Managing Stress and Anxiety

We all experience stress and anxiety at different times throughout our lives, and on a daily basis too.  Evolutionary, our stress response system used to help our ancestors respond to threat – when they saw a danger their ‘fight or flight’ response system would kick in and help them fight the danger or flee from it.  However, while we don’t have the same threats as our ancestors did, we still manage stress on a daily basis and have our stress response systems activated – this can all be very difficult.

As humans, we like to feel in control of a situation. When we feel out of control, our stress and anxiety levels rise. This can mean that we feel dysregulated, worried, or panicky.  This can often be seen in our behaviour.  We might be more likely to engage in difficult interactions with others, or we may withdraw and avoid people and places.
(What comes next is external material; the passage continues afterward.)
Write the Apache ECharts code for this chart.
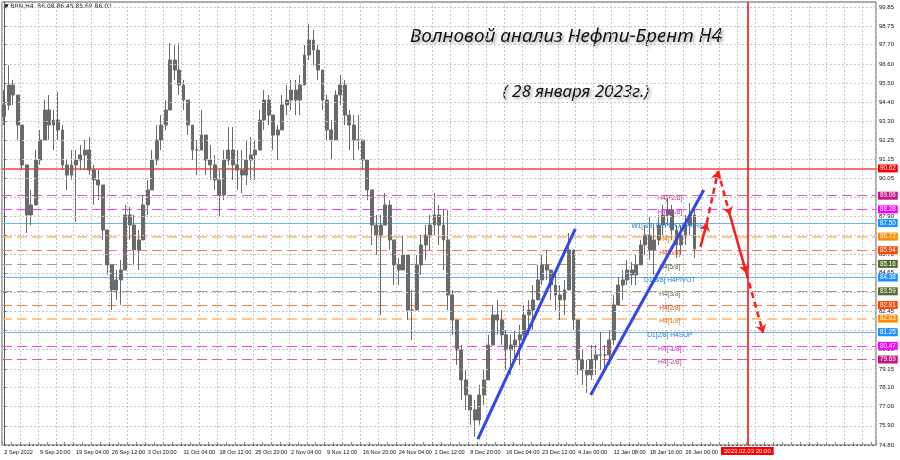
<!DOCTYPE html>
<html><head><meta charset="utf-8">
<script src="https://cdn.jsdelivr.net/npm/echarts@6/dist/echarts.min.js"></script>
<style>html,body{margin:0;padding:0;background:#fff}#c{width:900px;height:460px}</style>
</head><body><div id="c"></div>
<script>
// ---- data ----
const symbolName = 'BRN,H4';
const lastOHLC = ['86.08', '86.45', '85.69', '86.02'];
const xTickLabels = ['2 Sep 2022','9 Sep 20:00','19 Sep 04:00','26 Sep 12:00','3 Oct 20:00','11 Oct 04:00','18 Oct 12:00','25 Oct 20:00','2 Nov 04:00','9 Nov 12:00','16 Nov 20:00','24 Nov 04:00','1 Dec 12:00','8 Dec 20:00','16 Dec 04:00','23 Dec 12:00','4 Jan 00:00','11 Jan 08:00','18 Jan 16:00','26 Jan 00:00'];
const yTickLabels = ['99.85','98.75','97.70','96.60','95.50','94.40','93.30','92.25','91.15','90.05','89.00','87.90','86.80','85.70','84.65','83.55','82.45','81.35','80.25','79.15','78.10','77.00','75.90','74.80'];
const firstOpen = 93.60;
const highs = [95.10,96.53,95.68,94.53,92.53,90.24,89.39,91.67,92.82,94.53, 94.82,93.96,94.99,93.10,91.10,91.67,91.67,91.96,92.25,92.42, 90.82,90.53,89.67,86.81,85.10,84.81,85.38,88.53,88.41,87.96, 87.10,89.10,89.96,91.67,93.10,93.67,94.53,97.79,97.68,97.79, 95.68,94.53,93.10,92.25,93.96,92.53,91.96,91.39,90.53,91.67, 92.99,92.99,91.67,91.67,92.25,92.42,92.25,93.96,95.10,94.82, 93.67,93.10,94.82,95.39,95.68,95.68,95.96,97.68,98.88,98.53, 97.68,96.25,94.82,93.39,95.10,95.96,95.68,93.96,93.67,93.67, 92.25,91.10,89.10,87.96,87.96,89.21,88.81,85.78,85.50,86.81, 85.67,83.67,85.67,86.81,87.38,87.96,89.21,88.53,88.24,88.24, 83.67,81.95,80.52,79.09,77.66,77.38,78.24,79.09,81.10,82.81, 83.10,82.52,81.38,81.10,81.38,81.67,82.81,83.10,83.95,85.10, 85.67,85.96,84.81,84.53,83.95,84.24,86.93,85.96,81.95,80.24, 79.67,80.52,80.52,81.27,80.52,81.38,83.38,84.41,84.81,85.38, 85.27,85.67,86.53,87.38,87.84,87.38,87.96,88.53,88.93,88.53, 87.38,87.38,87.96,88.64,88.53];
const lows = [93.10,93.96,94.25,92.25,90.53,86.93,87.38,88.81,90.82,92.53, 92.25,91.67,92.25,90.53,89.39,89.96,87.56,90.53,90.53,90.24, 88.53,88.81,86.53,84.53,82.52,83.10,82.81,84.81,86.53,85.10, 84.81,86.53,87.96,89.39,90.82,91.67,92.82,93.96,95.68,94.82, 93.96,92.53,91.10,90.24,91.67,90.24,89.96,89.39,87.84,88.81, 90.82,89.96,89.39,89.21,89.67,89.96,89.96,91.96,92.82,93.10, 91.67,91.10,92.82,93.67,93.96,93.67,93.67,95.68,96.82,96.53, 95.68,93.96,92.25,91.10,92.25,94.25,93.10,91.67,91.10,91.67, 90.53,88.81,86.24,85.67,82.24,87.38,85.96,83.95,83.95,84.81, 81.95,80.81,83.10,84.53,85.38,85.96,86.81,86.24,84.81,82.52, 81.10,79.38,77.38,76.81,75.95,75.26,75.95,77.09,78.52,80.52, 81.10,80.52,79.09,78.81,79.67,79.38,80.81,81.10,81.38,83.10, 83.95,84.24,83.10,82.52,81.95,82.24,83.67,81.38,78.81,78.24, 77.78,78.52,78.81,79.09,79.09,79.38,80.52,82.81,83.10,83.95, 83.95,83.95,85.10,85.67,85.38,84.53,86.24,86.81,87.38,86.53, 85.50,85.67,86.24,86.81,85.50];
const closes = [94.25,95.39,94.82,93.10,90.82,87.96,88.53,91.10,92.25,93.96, 93.10,93.39,92.82,90.82,90.24,90.82,91.10,91.39,91.67,90.53, 89.96,89.67,87.10,85.10,83.67,84.24,84.81,87.96,87.38,85.96, 86.53,88.53,89.39,91.10,92.25,93.10,93.96,96.82,96.25,95.39, 94.53,93.10,91.67,91.67,92.53,91.10,90.82,89.96,89.10,91.10, 91.67,90.82,90.53,90.24,91.10,91.39,91.67,93.39,94.53,93.67, 92.53,92.82,94.25,94.53,95.10,94.53,95.39,97.11,97.96,97.39, 96.25,94.53,92.82,92.25,94.82,95.39,93.67,93.10,92.25,92.25, 91.10,89.39,87.38,86.81,87.38,88.53,86.53,85.10,84.81,85.67, 82.52,82.52,85.10,86.24,86.81,87.38,87.96,87.38,86.53,83.38, 81.95,80.24,78.52,77.66,76.81,76.23,77.66,78.52,80.52,82.24, 81.95,81.10,80.24,80.52,80.81,81.10,82.24,82.52,83.10,84.24, 85.10,84.81,83.95,83.38,83.10,83.67,85.96,81.95,79.67,79.09, 78.81,79.67,79.95,79.95,79.95,80.81,82.81,83.95,84.24,84.81, 84.53,85.10,86.24,86.81,85.96,86.53,87.38,87.96,88.24,87.10, 86.24,86.81,87.38,87.96,86.02];
const levelValues = [90.62, 89.06, 88.28, 87.50, 86.72, 85.94, 85.16, 84.38, 83.59, 82.81, 82.03, 81.25, 80.47, 79.69];
const levelNames = ['', 'H4[+2/8]', 'H4[+1/8]', 'W1[3/8] D1PIVOT H4RES', 'H4[7/8]', 'H4[6/8]', 'H4[5/8]', 'D1[3/8] H4PIVOT', 'H4[3/8]', 'H4[2/8]', 'H4[1/8]', 'D1[2/8] H4SUP', 'H4[-1/8]', 'H4[-2/8]'];
const levelKinds = ['alert','pink','magenta','blue','orange','coral','olive','blue','olive','coral','orange','blue','magenta','pink'];
const levelTextIndex = 148.5;
const trendLine1 = [[105.67, 75.13], [127.42, 87.16]];
const trendLine2 = [[130.84, 77.66], [156.08, 89.39]];
const forecastPath = [[155.34, 86.13], [156.75, 87.50], [159.27, 90.47], [161.89, 87.96], [165.57, 84.64], [169.33, 81.21]];
const forecastDashed = [false, true, true, false, true];
const deadlineIndex = 165.8;
const deadlineLabel = '2023.02.03 20:00';
const yMin = 74.80, yMax = 100.14;
const titleLine1 = 'Волновой анализ Нефти-Брент H4';
const titleLine2 = '( 28 января 2023г.)';
const slotCount = 195;

// ---- styles ----
const kindStyle = {
  alert:   {line:'#ff4040', box:'#ff0000', text:'#ff0000', type:'solid', w:1.5},
  pink:    {line:'#e35aae', box:'#c71585', text:'#b8308a', type:[10,5], w:1.2},
  magenta: {line:'#ff3cff', box:'#ff00ff', text:'#cc1ccc', type:[10,5], w:1.2},
  blue:    {line:'#6fb3f7', box:'#1e90ff', text:'#1a78d8', type:'solid', w:1},
  orange:  {line:'#ffb866', box:'#ff8c00', text:'#e07c10', type:[10,5], w:1.5},
  coral:   {line:'#ff7d55', box:'#ff4500', text:'#e04a18', type:[10,5], w:1.2},
  olive:   {line:'#9aa479', box:'#556b2f', text:'#5f7036', type:[10,5], w:1.2}
};
const axisFont = 'Liberation Sans';

const categories = [];
for (let k = 0; k < slotCount; k++) {
  categories.push(k % 8 === 0 && k / 8 < xTickLabels.length ? xTickLabels[k / 8] : '');
}
const candles = closes.map((c, i) => {
  const o = i === 0 ? firstOpen : closes[i - 1];
  return [o, c, lows[i], highs[i]];
});

const levelMarks = levelValues.map((v, i) => {
  const s = kindStyle[levelKinds[i]];
  return {
    yAxis: v,
    lineStyle: {color: s.line, type: s.type, width: s.w},
    label: {show: true, position: 'end', distance: 2, formatter: v.toFixed(2), color: '#fff',
      backgroundColor: s.box, fontSize: 6.3, fontFamily: axisFont, padding: [1, 2, 1, 2]}
  };
});

const gridMarks = yTickLabels.map((t) => ({yAxis: Number(t)}));

const levelTextData = [];
levelValues.forEach((v, i) => {
  if (!levelNames[i]) return;
  levelTextData.push({value: [levelTextIndex, v], label: {formatter: levelNames[i], color: kindStyle[levelKinds[i]].text}});
});

const forecastData = [];
for (let i = 0; i < forecastPath.length - 1; i++) {
  forecastData.push({
    coords: [forecastPath[i], forecastPath[i + 1]],
    lineStyle: {color: '#ff1a1a', width: 2.5, type: forecastDashed[i] ? [6, 4] : 'solid'}
  });
}

const chart = echarts.init(document.getElementById('c'), null, {renderer: 'canvas'});
chart.setOption({
  animation: false,
  backgroundColor: '#ffffff',
  grid: {left: 2, right: 24, top: 2, bottom: 15, show: true, borderColor: '#5a5a5a', borderWidth: 1, backgroundColor: 'transparent'},
  xAxis: [{
    type: 'category', data: categories, boundaryGap: true,
    axisLine: {show: true, lineStyle: {color: '#5a5a5a'}},
    axisTick: {show: true, inside: true, length: 3, interval: (i) => i % 2 === 0, lineStyle: {color: '#8a8a8a'}},
    axisLabel: {interval: (i, v) => v !== '', align: 'left', fontSize: 5.6, color: '#111', fontFamily: axisFont, margin: 4},
    splitLine: {show: true, interval: (i) => i % 4 === 0, lineStyle: {color: '#c6c6c6', type: [2, 2]}}
  }, {
    type: 'value', min: -0.5, max: slotCount - 0.5, show: false
  }],
  yAxis: [{
    type: 'value', position: 'right', min: yMin, max: yMax,
    axisLine: {show: true, lineStyle: {color: '#5a5a5a'}},
    axisTick: {show: true, length: 3, customValues: yTickLabels.map(Number), lineStyle: {color: '#5a5a5a'}},
    axisLabel: {customValues: yTickLabels.map(Number), formatter: (v) => v.toFixed(2), fontSize: 6, color: '#111', fontFamily: axisFont, margin: 3},
    splitLine: {show: false}
  }],
  series: [{
    type: 'line', xAxisIndex: 0, yAxisIndex: 0, data: [], z: 0, silent: true,
    markLine: {silent: true, symbol: ['none', 'none'], animation: false, label: {show: false},
      lineStyle: {color: '#c6c6c6', type: [2, 2], width: 1}, data: gridMarks}
  }, {
    type: 'candlestick', xAxisIndex: 0, yAxisIndex: 0, data: candles, barWidth: 3.4, z: 3,
    itemStyle: {color: '#6a6a6a', color0: '#6a6a6a', borderColor: '#6a6a6a', borderColor0: '#6a6a6a', borderWidth: 1},
    markLine: {silent: true, symbol: ['none', 'none'], animation: false, z: 2, data: levelMarks}
  }, {
    type: 'scatter', xAxisIndex: 1, yAxisIndex: 0, symbolSize: 0.1, data: levelTextData, z: 4,
    itemStyle: {color: '#ff0000', opacity: 1},
    label: {show: true, position: [0, 0], align: 'center', verticalAlign: 'middle', offset: [0, 3], fontSize: 6.6, fontFamily: axisFont, textBorderWidth: 0, opacity: 1},
    markLine: {silent: true, symbol: ['none', 'none'], animation: false,
      lineStyle: {color: '#ff0000', type: 'solid', width: 1.5, opacity: 1},
      data: [{xAxis: deadlineIndex,
        label: {show: true, position: 'start', distance: 2, formatter: deadlineLabel, color: '#fff', backgroundColor: '#ff0000', fontSize: 6, fontFamily: axisFont, padding: [1, 3, 1, 3]}}]}
  }, {
    type: 'lines', coordinateSystem: 'cartesian2d', xAxisIndex: 1, yAxisIndex: 0, z: 5,
    symbol: ['none', 'none'],
    lineStyle: {color: '#3048e8', width: 3, opacity: 1},
    data: [{coords: trendLine1}, {coords: trendLine2}]
  }, {
    type: 'lines', coordinateSystem: 'cartesian2d', xAxisIndex: 1, yAxisIndex: 0, z: 6,
    symbol: ['none', 'arrow'], symbolSize: 8,
    lineStyle: {opacity: 1},
    data: forecastData
  }],
  graphic: [{
    type: 'text', left: 4, top: 3,
    style: {text: '\u25BC ' + symbolName + '  ' + lastOHLC.join(' '), fontSize: 6, fontFamily: 'DejaVu Sans', fill: '#111'}
  }, {
    type: 'text', x: 566, y: 37,
    style: {text: titleLine1, align: 'center', verticalAlign: 'middle', fontSize: 19, fontStyle: 'italic', fontFamily: 'Noto Sans', fill: '#111',
      textShadowColor: 'rgba(0,0,0,0.35)', textShadowBlur: 3, textShadowOffsetX: 2, textShadowOffsetY: 2}
  }, {
    type: 'text', x: 576, y: 92,
    style: {text: titleLine2, align: 'center', verticalAlign: 'middle', fontSize: 17, fontStyle: 'italic', fontFamily: 'Noto Sans', fill: '#111',
      textShadowColor: 'rgba(0,0,0,0.35)', textShadowBlur: 3, textShadowOffsetX: 2, textShadowOffsetY: 2}
  }]
});
</script></body></html>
Anyone can experience stress or anxiety, sometimes there is a clear reason, and other times it can be difficult to identify an obvious trigger.  Often anxious or stressful feelings pass once we find a solution to our problem, and begin to feel safe again.

So what helps us to cope?

  1. Understanding stress as a normal human response to threats, and something we all feel time to time.
  2. Understanding that we are all different. How we experience stress and how we manage stress is very individual. A key to helping yourself and others to manage stress is to work out what the triggers are for feeling anxious.  This can be thinking about places and events and activities that you might find stressful.
  3. Working out how stress makes us feel. How we are feeling has a big impact on us physiologically. It may affect our stomach, give us a headache, make our shoulders tight or make our legs go to jelly. How does stress affect you? Thinking about the physical feelings you might have when feel stressed or anxious can be useful in talking to adults about your feelings. Have a think…‘Is the feeling bumpy/smooth? Where is it? What makes it go away?
  4. Understanding how stress affects our thinking. When we are stressed, we develop ‘tunnel vision’ and it can be harder to see the bigger picture. We wear ‘ grey coloured spectacles’ and tend to focus on the negatives, or what we have done badly. This is when we use thinking errors – e.g., when we ‘catastrophise’ and always think the worst of ourselves, or assume what others are thinking about us. Remember, it is important to know that thoughts are not facts- they are just their thoughts and often there is evidence to prove that they are inaccurate.
  5. Working out how to make things more manageable. Once we have worked out what makes us feel anxious or stressed, and how it affects our body, it is easier to work out how to address it. This website will provide some resources  and ideas to help you and children and young people work out what they are feeling, and how to make things a little easier to manage.

The following questions may be helpful. If possible, try talking these through with a trusted adult.

  • What changes can you make in your environment or daily routine that remove a trigger?
  • What strategies are you already doing that help you feel better? What do you do to look after yourself that you enjoy?
  • What physical activities can you engage in to bring your stress levels down? E.g. breathing exercises (simple but so effective); walking; doing a favourite sport.
  • What evidence have you got to challenge thinking errors?
  • What could you do now to climb the first rung in the ladder and to lift a little bit of the anxiety?